Here Are Two Charts To End Your Day With A Frown (Even If You’re Exceedingly Wealthy)

(Source: Census Bureau)

(Source: Census Bureau)

Like many people in their late 30s, I sigh whenever I see some superstar athlete, billionaire, or Oscar winner who was born way back in 1989, when I was but a pimply adolescent with dreams of being chauffeured around in a stretch Porsche limousine. Know what else is depressing about 1989? The median household income in the U.S. was higher than it was in 2012.

According to data released by the U.S. Census Bureau, the median household income in 2012 was $51,107, down for the fifth year in a row since hitting $55,627 (adjusted for inflation) in 2007, and several hundred dollars below the $51,681 (in 2012 dollars) earned by the median household in 1989.

On a silver-lining kind of note, we’re still above the early ’90s recession trough of $48,884. So we’ve got that going for us…
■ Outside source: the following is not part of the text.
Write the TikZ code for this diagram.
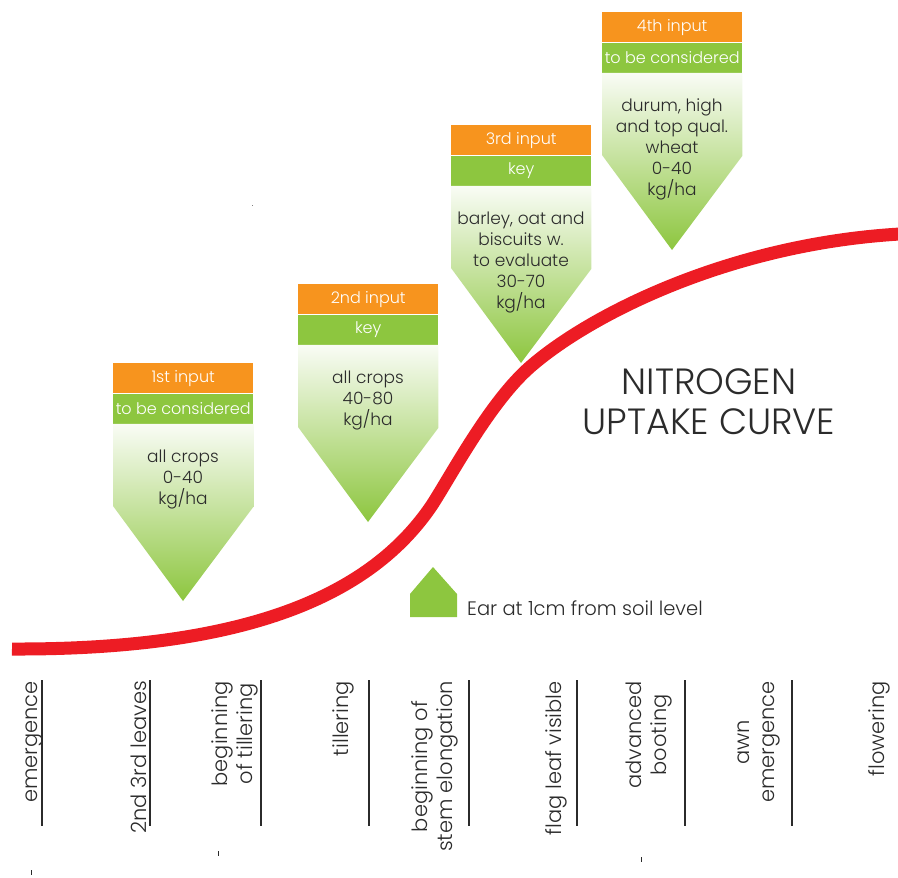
\documentclass[tikz,border=0pt]{standalone}
\usepackage{fontspec}
\setmainfont{Poppins}[UprightFont=* Light]
\usetikzlibrary{positioning}
\definecolor{nitroorange}{HTML}{F7941E}
\definecolor{nitrogreen}{HTML}{8DC63F}
\definecolor{nitrored}{HTML}{ED1C24}
\definecolor{nitrotext}{HTML}{2B2B2B}

\begin{document}
\begin{tikzpicture}[x=1pt,y=-1pt,
    head/.style={fill=nitroorange,text=white,minimum width=140pt,minimum height=30pt,
                 inner sep=0pt,anchor=north west,font=\fontsize{16}{18}\selectfont},
    keybar/.style={head,fill=nitrogreen},
    dose/.style={text=nitrotext,align=center,anchor=north,inner sep=0pt,
                 font=\fontsize{17}{21}\selectfont},
    stage/.style={rotate=90,anchor=south east,align=center,inner sep=0pt,
                  text=nitrotext,font=\fontsize{21}{25}\selectfont},
    stageline/.style={draw=nitrotext,line width=2pt}
  ]
\useasboundingbox (0,0) rectangle (898,878);

% uptake curve
\draw[nitrored,line width=13pt] (12,649) .. controls (250,650) and (372,594) .. (432,505)
  .. controls (452,474) and (490,402) .. (530,367)
  .. controls (590,314.5) and (730,244) .. (900,234);

% inputs
\foreach \n/\bx/\by/\hd/\sb/\txt in {
    1/113/363/1st input/to be considered/{all crops\\0-40\\kg/ha},
    2/298/284/2nd input/key/{all crops\\40-80\\kg/ha},
    3/451/125/3rd input/key/{barley, oat and\\biscuits w.\\to evaluate\\30-70\\kg/ha},
    4/602/12/4th input/to be considered/{durum, high\\and top qual.\\wheat\\0-40\\kg/ha}}{
  \node[head] (in\n) at (\bx,\by) {\hd};
  \node[keybar,below=0pt of in\n] (key\n) {\sb};
  \shade[top color=nitrogreen!5,bottom color=nitrogreen]
    (key\n.south west) -- (key\n.south east) -- ++(0,83)
    -- (\bx+70,\by+238) -- (\bx,\by+143) -- cycle;
  \node[dose] (dose\n) at (\bx+70,\by+87) {\txt};
}

% ear marker
\coordinate (ear) at (410,617);
\fill[nitrogreen] (ear) -- ++(0,-23) -- ++(23,-27) -- ++(24,27) -- ++(0,23) -- cycle;
\node[anchor=base west,inner sep=0pt,text=nitrotext,font=\fontsize{19.5}{21}\selectfont]
  (earlabel) at (467,615) {Ear at 1cm from soil level};

% title
\node[align=center,text=nitrotext,font=\fontsize{36.5}{40}\selectfont] (title) at (709,402)
  {NITROGEN\\UPTAKE CURVE};

% growth stages
\foreach \lx/\tx/\st in {42/43/emergence, 150/147/2nd 3rd leaves,
    261/258/{beginning\\of tillering}, 369/354/tillering,
    469/458/{beginning of\\stem elongation}, 577/567/flag leaf visible,
    685/672/{advanced\\booting}, 792/780/{awn\\emergence}, 900/890/flowering}{
  \draw[stageline] (\lx,680) -- (\lx,826);
  \node[stage] at (\tx,681) {\st};
}

% stray marks
\fill[nitrotext] (30.5,870) rectangle (31.5,875);
\fill[nitrotext] (217.5,851) rectangle (218.5,856);
\fill[nitrotext] (640.5,857) rectangle (641.5,862);
\fill[nitrotext!60] (251.5,204.5) rectangle (252.5,205.5);
\end{tikzpicture}
\end{document}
Meanwhile, the highest-earning 5% of households (see below) had average income of $191,156 in 2012, a sizable improvement over the inflation-adjusted 1989 number of $164,041. But even these most well-heeled Americans are still reeling from the economic crash, as this figure has hovered around the $190,000 mark since falling off its 2006 peak of $198,166. For an income group that saw its average inflation-adjusted income soar by 35% from $144,000 to to $195,000 during the same time period as median household income only netted a 15% increase, no growth might is like being poor.

(Source: Census Bureau)

(Source: Census Bureau)

And then there is the most depressing line on the graph — income from the lowest 10% household income group. With an average income of $12,236 in 2012, these households were faring better as far back as 1988 when they averaged $12,242. Even the 1984 inflation-adjusted number of $11,991 is only 2% less than the current average income level of this group.